Jakobi berichtet von ihren Erfahrungen in einer Freikirche, wo mit Angst und Schuldgefühlen bekehrt worden sei. "Ich dachte, wenn ich nicht nach den Vorschriften der Kirche lebe, komme ich in die Hölle. Mit dieser Angst wurde bewusst gespielt." Für sie ist das Teilen des Glaubens auf Social Media in Ordnung – solange keine versteckte Missionierung dahintersteht. Inspiration ja, Manipulation nein.
Streit um Drag-Queens
Einer der heftigsten Momente entsteht, als Jonathan Albrecht ein Video verteidigt, in dem er einen Auftritt von Drag-Queens bei einem Berliner Sommerfest als "gefährlich" bezeichnet – er fürchte eine "Frühsexualisierung von Kindern".
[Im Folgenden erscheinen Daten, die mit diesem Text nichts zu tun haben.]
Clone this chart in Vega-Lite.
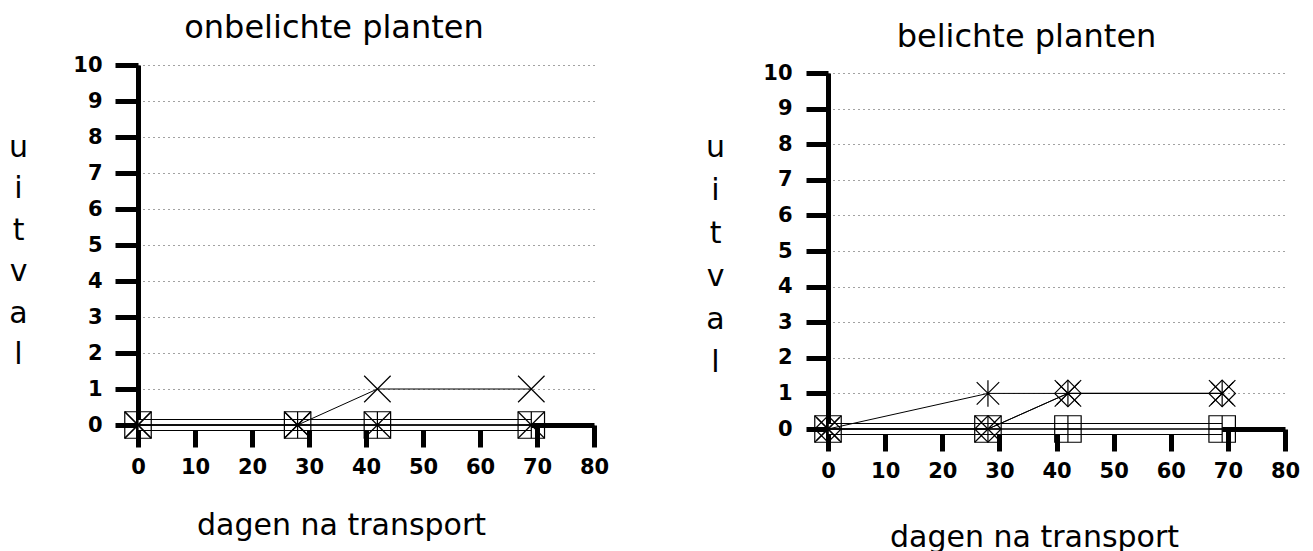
{
  "$schema": "https://vega.github.io/schema/vega-lite/v6.json",
  "background": "white",
  "padding": {"left": 8, "top": 12, "right": 5, "bottom": 5},
  "config": {
    "view": {"stroke": null},
    "axis": {
      "domainColor": "black", "domainWidth": 5, "tickColor": "black", "tickWidth": 5,
      "labelFont": "DejaVu Sans", "labelFontSize": 21, "labelFontWeight": "bold", "labelColor": "black",
      "titleFont": "DejaVu Sans", "titleFontSize": 30, "titleFontWeight": "normal", "titleColor": "black",
      "gridColor": "#444", "gridDash": [1, 4], "gridWidth": 1
    },
    "title": {"font": "DejaVu Sans", "fontSize": 32, "fontWeight": "normal", "color": "black", "baseline": "alphabetic"}
  },
  "datasets": {
    "links": [
      {"reeks": "vierkant", "dag": 0, "uitval": 0}, {"reeks": "vierkant", "dag": 28, "uitval": 0}, {"reeks": "vierkant", "dag": 42, "uitval": 0}, {"reeks": "vierkant", "dag": 69, "uitval": 0},
      {"reeks": "kruis", "dag": 0, "uitval": 0}, {"reeks": "kruis", "dag": 28, "uitval": 0}, {"reeks": "kruis", "dag": 42, "uitval": 1}, {"reeks": "kruis", "dag": 69, "uitval": 1},
      {"reeks": "kruis2", "dag": 0, "uitval": 0}, {"reeks": "kruis2", "dag": 28, "uitval": 0}, {"reeks": "kruis2", "dag": 42, "uitval": 0}, {"reeks": "kruis2", "dag": 69, "uitval": 0},
      {"reeks": "plus", "dag": 0, "uitval": 0}, {"reeks": "plus", "dag": 28, "uitval": 0}, {"reeks": "plus", "dag": 42, "uitval": 0}, {"reeks": "plus", "dag": 69, "uitval": 0}
    ],
    "rechts": [
      {"reeks": "vierkant", "dag": 0, "uitval": 0}, {"reeks": "vierkant", "dag": 28, "uitval": 0}, {"reeks": "vierkant", "dag": 42, "uitval": 0}, {"reeks": "vierkant", "dag": 69, "uitval": 0},
      {"reeks": "plus", "dag": 0, "uitval": 0}, {"reeks": "plus", "dag": 28, "uitval": 0}, {"reeks": "plus", "dag": 42, "uitval": 0}, {"reeks": "plus", "dag": 69, "uitval": 0},
      {"reeks": "ster", "dag": 0, "uitval": 0}, {"reeks": "ster", "dag": 28, "uitval": 1}, {"reeks": "ster", "dag": 42, "uitval": 1}, {"reeks": "ster", "dag": 69, "uitval": 1},
      {"reeks": "kruis", "dag": 0, "uitval": 0}, {"reeks": "kruis", "dag": 28, "uitval": 0}, {"reeks": "kruis", "dag": 42, "uitval": 1}, {"reeks": "kruis", "dag": 69, "uitval": 1},
      {"reeks": "ruit", "dag": 0, "uitval": 0}, {"reeks": "ruit", "dag": 28, "uitval": 0}, {"reeks": "ruit", "dag": 42, "uitval": 1}, {"reeks": "ruit", "dag": 69, "uitval": 1}
    ]
  },
  "resolve": {"scale": {"shape": "independent"}},
  "hconcat": [
    {
      "width": 464, "height": 360,
      "title": {"text": "onbelichte planten", "offset": 9, "dx": -36},
      "data": {"name": "links"},
      "encoding": {
        "x": {"field": "dag", "type": "quantitative",
          "scale": {"domain": [0, 80], "range": [0, 456]},
          "axis": {"values": [0, 10, 20, 30, 40, 50, 60, 70, 80], "grid": false, "tickSize": 22, "labelPadding": 9, "labelFlush": false,
            "title": "dagen na transport", "titleX": 203, "titleY": 109, "titleBaseline": "alphabetic", "titleAlign": "center", "titleAnchor": null}},
        "y": {"field": "uitval", "type": "quantitative",
          "scale": {"domain": [0, 10]},
          "axis": {"values": [0, 1, 2, 3, 4, 5, 6, 7, 8, 9, 10], "grid": true, "tickSize": 23, "labelPadding": 13, "labelFlush": false,
            "title": ["u", "i", "t", "v", "a", "l"], "titleAngle": 0, "titleX": -120, "titleY": 91, "titleBaseline": "alphabetic", "titleAlign": "center", "titleLineHeight": 41.5}}
      },
      "layer": [
        {"transform": [{"filter": "datum.reeks === 'vierkant'"}], "mark": {"type": "line", "color": "black", "strokeWidth": 12}, "encoding": {"detail": {"field": "reeks"}}},
        {"transform": [{"filter": "datum.reeks === 'vierkant'"}], "mark": {"type": "line", "color": "white", "strokeWidth": 10}, "encoding": {"detail": {"field": "reeks"}}},
        {"mark": {"type": "line", "color": "black", "strokeWidth": 1}, "encoding": {"detail": {"field": "reeks"}}},
        {"mark": {"type": "point", "filled": false, "color": "black", "strokeWidth": 1.2, "size": 700, "opacity": 1},
          "encoding": {"shape": {"field": "reeks", "type": "nominal", "legend": null,
            "scale": {"domain": ["vierkant", "kruis", "kruis2", "plus"],
              "range": ["M-1,-1H1V1H-1Z", "M-1,-1L1,1M1,-1L-1,1", "M-1,-1L1,1M1,-1L-1,1", "M0,-1V1M-1,0H1"]}}}}
      ]
    },
    {
      "width": 463, "height": 364,
      "title": {"text": "belichte planten", "offset": 8, "dx": -33},
      "data": {"name": "rechts"},
      "encoding": {
        "x": {"field": "dag", "type": "quantitative",
          "scale": {"domain": [0, 80], "range": [0, 457]},
          "axis": {"values": [0, 10, 20, 30, 40, 50, 60, 70, 80], "grid": false, "tickSize": 22, "labelPadding": 9, "labelFlush": false,
            "title": "dagen na transport", "titleX": 206, "titleY": 117, "titleBaseline": "alphabetic", "titleAlign": "center", "titleAnchor": null}},
        "y": {"field": "uitval", "type": "quantitative",
          "scale": {"domain": [0, 10], "range": [364, 8]},
          "axis": {"values": [0, 1, 2, 3, 4, 5, 6, 7, 8, 9, 10], "grid": true, "tickSize": 22, "labelPadding": 14, "labelFlush": false,
            "title": ["u", "i", "t", "v", "a", "l"], "titleAngle": 0, "titleX": -113, "titleY": 91, "titleBaseline": "alphabetic", "titleAlign": "center", "titleLineHeight": 43}}
      },
      "layer": [
        {"transform": [{"filter": "datum.reeks === 'vierkant'"}], "mark": {"type": "line", "color": "black", "strokeWidth": 12}, "encoding": {"detail": {"field": "reeks"}}},
        {"transform": [{"filter": "datum.reeks === 'vierkant'"}], "mark": {"type": "line", "color": "white", "strokeWidth": 10}, "encoding": {"detail": {"field": "reeks"}}},
        {"mark": {"type": "line", "color": "black", "strokeWidth": 1}, "encoding": {"detail": {"field": "reeks"}}},
        {"mark": {"type": "point", "filled": false, "color": "black", "strokeWidth": 1.2, "size": 700, "opacity": 1},
          "encoding": {"shape": {"field": "reeks", "type": "nominal", "legend": null,
            "scale": {"domain": ["vierkant", "plus", "ster", "kruis", "ruit"],
              "range": ["M-1,-1H1V1H-1Z", "M0,-1V1M-1,0H1", "M0,-1V1M-0.85,-0.85L0.85,0.85M0.85,-0.85L-0.85,0.85", "M-1,-1L1,1M1,-1L-1,1", "M0,-1L1,0L0,1L-1,0Z"]}}}}
      ]
    }
  ],
  "spacing": 96
}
Tim Lahr und Adrian Rosetta widersprechen entschieden: Die Drag-Queens seien keineswegs halbnackt gewesen, sondern hätten eine harmlose, unterhaltsame Show gemacht. Lahr meint, dass was Jonathan hier tue sei die Reproduktion rechter Narrative – und das befeuere Hetze gegen queere Menschen.
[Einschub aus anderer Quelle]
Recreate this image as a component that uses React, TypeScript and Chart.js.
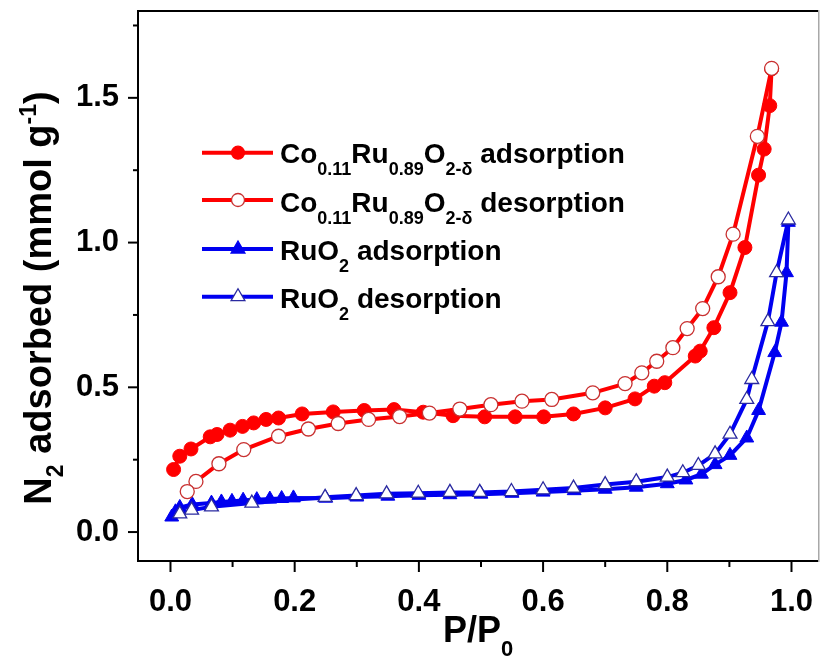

Trotz der Aufklärung bleibt Albrecht unnachgiebig: "Jeder hat seine eigene Messlatte, was er für gefährlich hält […] Wenn das aus deiner Sicht rechtsradikal ist, dann ist das eben so." Toni Dreher-Adenuga versucht zu vermitteln: Sie kenne zwar auch Drag-Performances mit blasphemischen Elementen, wolle aber nicht "alle über einen Kamm scheren". Viele Drags leisteten wichtige Aufklärungsarbeit – vor allem im Hinblick auf queere und Schwarze Communities.
Kompromiss in Sicht?
Am Ende dürfen beide Gruppen einen Vorschlag formulieren, wie Annäherung gelingen könnte. Das Ergebnis: Christfluencer:innen dürfen und sollen über Nächstenliebe und Glauben sprechen – aber mit Selbstkritik, Sensibilität und Machtbewusstsein. Nächstenliebe müsse immer auch den Schutz marginalisierter Gruppen einschließen.
"Unbubble" zeigt, wie schwer echte Verständigung ist – und wie wichtig sie wäre. Auch wenn sich die Fronten zwischen Jonathan Albrecht und den Kritiker:innen kaum auflösen lassen, funktioniert das Konzept: Menschen begegnen sich, hören einander zu und geraten ins Nachdenken.
Das Format hat bereits über Themen wie Männlichkeit, Abtreibung, Tierliebe, Generationenkonflikte, Superreiche oder TikTok diskutiert – immer mit dem Ziel, zu zeigen, dass Dialog der erste Schritt aus jeder Bubble ist.